Directions for this task:
Below are some records. Retype exactly the lines from the one containing "Rebuild this chart" through the one containing "svg.selectAll('*').remove();", both included, skipping every picture.

Provided data:
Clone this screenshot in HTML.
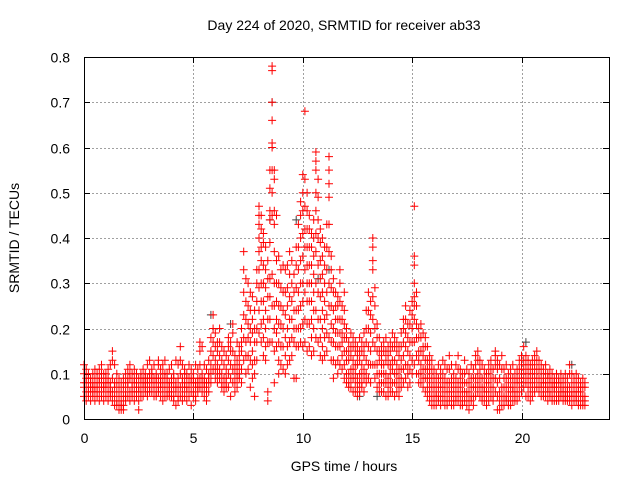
<!DOCTYPE html>
<html><head><meta charset="utf-8"><style>
html,body{margin:0;padding:0;background:#fff}
svg{display:block;font-family:"Liberation Sans",sans-serif}
</style></head><body>
<svg id="chart" width="640" height="480">
<rect x="0" y="0" width="640" height="480" fill="#fff"/>
<g id="grid"></g>
<g id="ticks"></g>
<g id="gray"></g>
<g id="red"></g>
<rect x="84.5" y="57.5" width="525" height="362" fill="none" stroke="#000" stroke-width="1"/>
<text x="344" y="30" font-size="14" text-anchor="middle">Day 224 of 2020, SRMTID for receiver ab33</text>
<text x="344" y="471" font-size="14" text-anchor="middle">GPS time / hours</text>
<text transform="translate(19,238) rotate(-90)" font-size="14" text-anchor="middle">SRMTID / TECUs</text>
</svg>
<script>
const xTicks = [0,5,10,15,20];
const yTicks = [0,0.1,0.2,0.3,0.4,0.5,0.6,0.7,0.8];
const yTickLabels = ["0","0.1","0.2","0.3","0.4","0.5","0.6","0.7","0.8"];
const sampleStartHour = 0;
const sampleStepHours = 0.1;
// SRMTID values in hundredths of TECU, grouped per 0.1 h sample
const tecHundredths = [
[12,8,7,10,5],[11,6,9,4,8],[9,5,7,10,6],[8,6,4,9,7],[10,7,5,8,6],[9,4,6,11,7],[8,5,10,7,6],[11,9,6,4,8],[12,7,5,9,10],[10,6,8,4,7],
[9,7,5,10,8],[11,6,4,8,9],[8,5,7,12,6],[15,13,9,6,4],[12,8,5,3,7],[10,6,4,8,3],[7,3,2,5,9],[6,2,4,8,3],[9,5,3,7,2],[10,6,4,8,5],
[11,7,5,9,8],[12,9,6,4,10],[10,7,5,8,6],[9,6,8,4,11],[8,5,7,10,6],[9,7,4,6,2],[10,8,6,9,5],[11,7,5,8,9],[9,6,8,10,7],[12,8,6,9,5],
[13,10,7,9,6],[11,8,6,9,10],[12,9,7,5,8],[10,8,6,9,5],[13,12,9,7,6],[11,7,5,9,8],[12,10,6,8,4],[13,9,7,5,10],[10,8,6,9,5],[11,7,5,8,6],
[12,9,6,8,5],[10,7,5,9,4],[13,8,6,3,7],[12,9,5,7,4],[16,13,10,7,5],[12,9,6,8,4],[11,8,5,7,10],[10,7,4,9,6],[12,9,7,5,8],[11,6,8,9,3],
[10,8,6,5,9],[12,7,5,8,4],[11,9,6,8,7],[17,15,12,9,7],[16,10,8,6,9],[12,9,7,5,8],[11,8,6,4,7],[13,10,8,6,9],[18,15,12,10,8],[23,20,17,14,11],
[19,16,13,11,9],[17,15,12,10,8],[20,17,14,11,9],[16,13,10,8,7],[15,12,9,7,6],[14,11,9,7,8],[18,16,13,10,7],[17,15,12,9,5],[21,19,15,11,8],[14,12,10,8,6],
[17,13,11,9,7],[16,12,9,10,14],[20,17,15,11,8],[37,33,28,23,18,13],[31,26,22,17,14,10],[30,25,21,18,14,11],[28,24,20,17,13,7],[27,22,19,15,12,9],[24,20,17,13,10,5],[33,30,26,20,17,13],
[47,45,43,40,37,33,29,24,19],[45,42,38,35,30,26,21,17],[41,39,34,30,26,22,18,14],[38,33,29,24,20,16,13],[35,31,27,22,17,6,4],[55,51,46,44,39,31,27,22,17],[78,77,70,66,61,60,55,50,45,32,25,17],[55,53,46,43,37,30,25,20,15,8],[45,35,30,26,22,19,16],[36,30,25,21,17,13,10],
[33,29,25,21,16,12],[34,28,24,20,16,11],[33,28,23,18,14,10],[34,29,25,20,16,12],[37,32,27,22,17,13],[35,30,26,22,18,14],[32,28,24,20,17,9],[38,34,29,24,20,16,9],[43,38,33,28,24,20,16],[48,45,40,35,30,25,20,17],
[54,50,46,41,36,30,26,21,16],[68,53,47,42,38,33,28,22,17],[50,46,42,38,34,30,26,21,15],[45,42,38,34,30,26,21,16],[41,38,34,30,26,22,18,14],[44,40,36,32,28,24,20,15],[59,57,55,50,46,41,37,30,24,18],[53,49,44,40,34,28,22,17],[42,39,35,31,27,22,18,14],[40,36,32,28,24,20,16,13],
[38,34,30,26,22,18,14],[43,38,33,28,23,19,15],[58,55,52,49,43,37,30,25,18],[36,33,29,25,21,17,13],[31,28,24,20,17,13,9],[28,25,22,19,16,12],[27,25,22,19,16,13,10],[33,30,26,22,19,16,12],[25,22,19,17,14,11],[28,24,21,18,15,12,9],
[20,18,15,13,10,8],[17,15,13,10,8,7],[19,16,14,11,9,7],[18,16,13,11,9,6],[17,15,12,10,8,6],[16,14,12,9,7,5],[18,15,13,10,8,6],[17,15,12,10,8,7],[19,16,14,11,9,6],[24,20,17,13,10,8],
[28,24,20,16,12,9],[26,23,19,15,12,8],[40,38,35,33,27,22,17,12],[29,25,20,16,12,9],[21,18,15,12,10,7],[18,15,13,10,8,6],[16,14,12,10,8,6],[17,15,12,10,8,6],[18,15,13,10,8,5],[16,14,12,9,7,5],
[17,15,12,10,8,6],[19,16,13,11,8,6],[18,16,13,10,8,5],[17,15,12,10,8,6],[16,14,11,9,7,5],[19,16,13,11,9,7],[22,20,17,14,11,8],[25,22,19,16,12,9],[21,18,15,12,10,7],[24,21,17,14,11,8],
[26,23,20,17,13,10],[47,36,34,30,27,25,22,17,12],[28,25,21,18,14,10],[20,18,15,13,10,8],[21,18,15,12,10,8],[19,16,14,11,9,7],[18,16,13,11,9,6],[16,13,11,9,7,5],[14,12,10,8,6,4],[13,11,9,7,5,3],
[11,9,7,5,4,3],[10,8,6,5,3],[12,9,7,5,4],[11,9,7,5,3],[13,10,8,6,4],[12,9,7,5,3],[11,8,6,4,3],[14,11,8,6,4],[12,9,7,5,3],[10,8,6,4,3],
[12,9,7,5,4],[14,11,8,6,4],[11,9,7,5,3],[10,8,6,4,3],[13,10,8,6,4],[11,8,6,5,3],[10,8,6,4,2],[12,9,7,5,4],[11,9,7,5,3],[14,12,9,7,5],
[15,13,10,8,6],[13,11,9,7,5],[12,9,7,5,4],[11,9,7,6,4],[10,8,6,5,3],[12,10,8,6,4],[13,11,9,7,5],[11,9,7,5,4],[15,14,12,9,6],[13,11,8,5,2],
[12,9,6,4,2],[14,11,7,5,3],[11,9,7,5,3],[12,9,7,5,4],[10,8,6,4,3],[11,9,7,5,3],[12,9,7,6,4],[10,8,6,5,4],[11,9,8,6,4],[13,11,9,7,5],
[14,12,10,8,6],[16,13,11,9,7],[14,12,10,8,5],[13,11,9,7,5],[12,10,8,6,4],[13,11,9,7,5],[14,12,10,8,6],[15,13,11,9,7],[13,11,9,7,6],[12,10,8,7,5],
[11,9,8,6,5],[12,10,8,7,5],[10,9,7,6,4],[11,9,8,6,5],[10,8,7,5,4],[9,8,7,6,4],[10,8,7,5,4],[9,8,6,5,4],[10,8,7,6,5],[9,7,6,5,4],
[10,8,6,5,4],[9,7,6,5,4],[12,10,7,5,4],[10,8,6,5,3],[9,7,6,5,4],[10,8,6,5,4],[9,7,6,4,3],[8,7,6,5,3],[9,7,5,4,3],[8,7,5,4,3]
];
const grayHours = [5.8,6.7,8.5,8.6,9.7,10.7,11.2,12.6,13.4,20.2,22.3];
const grayTec = [0.23,0.21,0.44,0.70,0.44,0.31,0.33,0.05,0.05,0.17,0.12];

const X0=84, X1=609, Y0=419, Y1=57, XMAX=24, YMAX=0.8;
function xs(h){return X0+(X1-X0)*h/XMAX;}
function ys(v){return Y0-(Y0-Y1)*v/YMAX;}
const NS="http://www.w3.org/2000/svg";
const grid=document.getElementById('grid'), ticks=document.getElementById('ticks');
function mk(tag,attrs,parent){const e=document.createElementNS(NS,tag);for(const k in attrs)e.setAttribute(k,attrs[k]);parent.appendChild(e);return e;}
xTicks.forEach(t=>{
  const x=Math.round(xs(t))+0.5;
  if(t>0){const g=mk('line',{x1:x,y1:Y0,x2:x,y2:Y1,stroke:'#a0a0a0','stroke-dasharray':'2,2'},grid);
  
  }
  mk('line',{x1:x,y1:Y0,x2:x,y2:Y0-6,stroke:'#000'},ticks);
  mk('line',{x1:x,y1:Y1,x2:x,y2:Y1+6,stroke:'#000'},ticks);
  const l=mk('text',{x:x,y:Y0+24,'font-size':14,'text-anchor':'middle'},ticks);
  l.textContent=String(t);
  
  
});
yTicks.forEach((t,i)=>{
  const y=Math.round(ys(t))+0.5;
  if(t>0&&t<YMAX){const g=mk('line',{x1:X0,y1:y,x2:X1,y2:y,stroke:'#a0a0a0','stroke-dasharray':'2,2'},grid);
  
  }
  mk('line',{x1:X0,y1:y,x2:X0+6,y2:y,stroke:'#000'},ticks);
  mk('line',{x1:X1,y1:y,x2:X1-6,y2:y,stroke:'#000'},ticks);
  const l=mk('text',{x:X0-14,y:y+5,'font-size':14,'text-anchor':'end'},ticks);
  l.textContent=yTickLabels[i];
  
  
});
function cross(h,v,color,parent){
  const x=xs(h), y=ys(v);
  const p=mk('path',{d:`M${(x-4).toFixed(1)} ${y.toFixed(1)}h8M${x.toFixed(1)} ${(y-4).toFixed(1)}v8`,stroke:color,'stroke-width':1,fill:'none'},parent);
  
  
}
const grayG=document.getElementById('gray'), redG=document.getElementById('red');
grayHours.forEach((h,i)=>cross(h,grayTec[i],'#404040',grayG));
tecHundredths.forEach((grp,i)=>{
  const h=sampleStartHour+i*sampleStepHours;
  grp.forEach(v=>cross(h,v/100,'#ff0000',redG));
});
</script>
</body></html>
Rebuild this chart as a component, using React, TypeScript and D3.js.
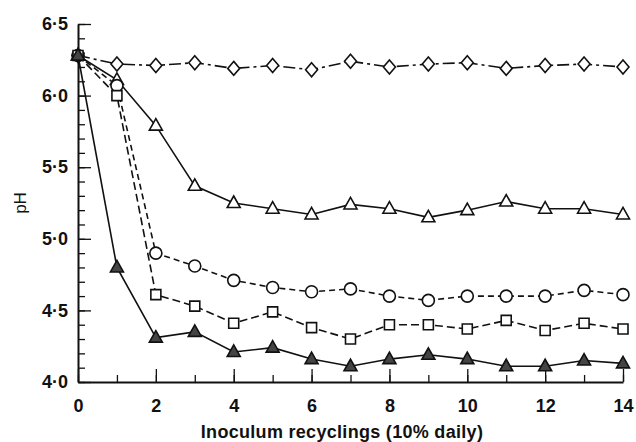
import React, { useEffect, useRef } from 'react';
import * as d3 from 'd3';

const recyclings = [0, 1, 2, 3, 4, 5, 6, 7, 8, 9, 10, 11, 12, 13, 14];
const diamondPH = [6.28, 6.22, 6.21, 6.23, 6.19, 6.21, 6.18, 6.24, 6.2, 6.22, 6.23, 6.19, 6.21, 6.22, 6.2];
const openTrianglePH = [6.28, 6.11, 5.79, 5.37, 5.25, 5.21, 5.17, 5.24, 5.21, 5.15, 5.2, 5.26, 5.21, 5.21, 5.17];
const circlePH = [6.28, 6.07, 4.9, 4.81, 4.71, 4.66, 4.63, 4.65, 4.6, 4.57, 4.6, 4.6, 4.6, 4.64, 4.61];
const squarePH = [6.28, 6.0, 4.61, 4.53, 4.41, 4.49, 4.38, 4.3, 4.4, 4.4, 4.37, 4.43, 4.36, 4.41, 4.37];
const filledTrianglePH = [6.28, 4.8, 4.31, 4.35, 4.21, 4.24, 4.16, 4.11, 4.16, 4.19, 4.16, 4.11, 4.11, 4.15, 4.13];

const xTicks = [0, 2, 4, 6, 8, 10, 12, 14];
const yTicks = [4.0, 4.5, 5.0, 5.5, 6.0, 6.5];

const series = [
    { name: 'diamond', values: diamondPH, dash: '12,4,3,4' },
    { name: 'openTriangle', values: openTrianglePH, dash: null },
    { name: 'circle', values: circlePH, dash: '6,4' },
    { name: 'square', values: squarePH, dash: '8,4' },
    { name: 'filledTriangle', values: filledTrianglePH, dash: null },
];

const markerPath = (name: string) => {
    if (name === 'diamond') return 'M0,-7L6,0L0,7L-6,0Z';
    if (name === 'square') return 'M-5,-5H5V5H-5Z';
    if (name === 'circle') return 'M6,0A6,6 0 1,1 -6,0A6,6 0 1,1 6,0Z';
    return 'M0,-7L6.5,4.5L-6.5,4.5Z';
};

function App() {
    const ref = useRef<SVGSVGElement>(null);

    useEffect(() => {
        const svg = d3.select(ref.current);
        svg.selectAll('*').remove();

        const x = d3.scaleLinear().domain([0, 14]).range([78, 623]);
        const y = d3.scaleLinear().domain([4, 6.5]).range([382, 24]);
        const font = '"Liberation Sans", Arial, sans-serif';
        const fmt = (d: number) => d3.format('.1f')(d).replace('.', '·');

        // y axis: minor ticks every 0.1, major with labels
        const yMinor = svg.append('g').attr('transform', 'translate(78,0)')
            .call(d3.axisLeft(y).tickValues(d3.range(40, 66).map(v => v / 10)).tickSize(-7).tickSizeOuter(0).tickFormat(() => ''));
        yMinor.select('.domain').remove();
        const yMajor = svg.append('g').attr('transform', 'translate(78,0)')
            .call(d3.axisLeft(y).tickValues(yTicks).tickSize(-13).tickSizeOuter(0).tickPadding(10).tickFormat(d => fmt(+d)));

        // x axis: ticks at every integer pointing up
        const xMinor = svg.append('g').attr('transform', 'translate(0,382)')
            .call(d3.axisBottom(x).tickValues(recyclings).tickSize(-7).tickSizeOuter(0).tickFormat(() => ''));
        xMinor.select('.domain').remove();
        const xMajor = svg.append('g').attr('transform', 'translate(0,382)')
            .call(d3.axisBottom(x).tickValues(xTicks).tickSize(-13).tickSizeOuter(0).tickPadding(17).tickFormat(d => String(d)));

        [yMinor, yMajor, xMinor, xMajor].forEach(g => {
            g.selectAll('line').attr('stroke', '#111').attr('stroke-width', 1.3);
            g.selectAll('.domain').attr('stroke', '#111').attr('stroke-width', 2);
            g.selectAll('text').attr('font-family', font).attr('font-size', 18).attr('font-weight', 'bold').attr('fill', '#111');
        });

        const line = d3.line<number>().x((_, i) => x(recyclings[i])).y(d => y(d));

        series.forEach(s => {
            svg.append('path')
                .attr('d', line(s.values))
                .attr('fill', 'none')
                .attr('stroke', '#111')
                .attr('stroke-width', 1.6)
                .attr('stroke-dasharray', s.dash);
        });

        series.forEach(s => {
            svg.append('g').selectAll('path')
                .data(s.values)
                .enter()
                .append('path')
                .attr('transform', (d, i) => `translate(${x(recyclings[i])},${y(d)})`)
                .attr('d', markerPath(s.name))
                .attr('fill', s.name === 'filledTriangle' ? '#444' : '#fff')
                .attr('stroke', '#111')
                .attr('stroke-width', 1.6);
        });

        svg.append('text')
            .attr('x', 342)
            .attr('y', 438)
            .attr('text-anchor', 'middle')
            .attr('font-family', font)
            .attr('font-size', 18)
            .attr('font-weight', 'bold')
            .attr('letter-spacing', 0.3)
            .attr('fill', '#111')
            .text('Inoculum recyclings (10% daily)');

        svg.append('text')
            .attr('transform', 'translate(26,203) rotate(-90)')
            .attr('text-anchor', 'middle')
            .attr('font-family', font)
            .attr('font-size', 17)
            .attr('fill', '#111')
            .text('pH');
    }, []);

    return (
        <svg ref={ref} width={636} height={442}
            style={{ position: 'absolute', left: 0, top: 0, background: '#fff' }} />
    );
}

export default App;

Finished task:
Rebuild this chart as a component, using React, TypeScript and D3.js.
import React, { useEffect, useRef } from 'react';
import * as d3 from 'd3';

const recyclings = [0, 1, 2, 3, 4, 5, 6, 7, 8, 9, 10, 11, 12, 13, 14];
const diamondPH = [6.28, 6.22, 6.21, 6.23, 6.19, 6.21, 6.18, 6.24, 6.2, 6.22, 6.23, 6.19, 6.21, 6.22, 6.2];
const openTrianglePH = [6.28, 6.11, 5.79, 5.37, 5.25, 5.21, 5.17, 5.24, 5.21, 5.15, 5.2, 5.26, 5.21, 5.21, 5.17];
const circlePH = [6.28, 6.07, 4.9, 4.81, 4.71, 4.66, 4.63, 4.65, 4.6, 4.57, 4.6, 4.6, 4.6, 4.64, 4.61];
const squarePH = [6.28, 6.0, 4.61, 4.53, 4.41, 4.49, 4.38, 4.3, 4.4, 4.4, 4.37, 4.43, 4.36, 4.41, 4.37];
const filledTrianglePH = [6.28, 4.8, 4.31, 4.35, 4.21, 4.24, 4.16, 4.11, 4.16, 4.19, 4.16, 4.11, 4.11, 4.15, 4.13];

const xTicks = [0, 2, 4, 6, 8, 10, 12, 14];
const yTicks = [4.0, 4.5, 5.0, 5.5, 6.0, 6.5];

const series = [
    { name: 'diamond', values: diamondPH, dash: '12,4,3,4' },
    { name: 'openTriangle', values: openTrianglePH, dash: null },
    { name: 'circle', values: circlePH, dash: '6,4' },
    { name: 'square', values: squarePH, dash: '8,4' },
    { name: 'filledTriangle', values: filledTrianglePH, dash: null },
];

const markerPath = (name: string) => {
    if (name === 'diamond') return 'M0,-7L6,0L0,7L-6,0Z';
    if (name === 'square') return 'M-5,-5H5V5H-5Z';
    if (name === 'circle') return 'M6,0A6,6 0 1,1 -6,0A6,6 0 1,1 6,0Z';
    return 'M0,-7L6.5,4.5L-6.5,4.5Z';
};

function App() {
    const ref = useRef<SVGSVGElement>(null);

    useEffect(() => {
        const svg = d3.select(ref.current);
        svg.selectAll('*').remove();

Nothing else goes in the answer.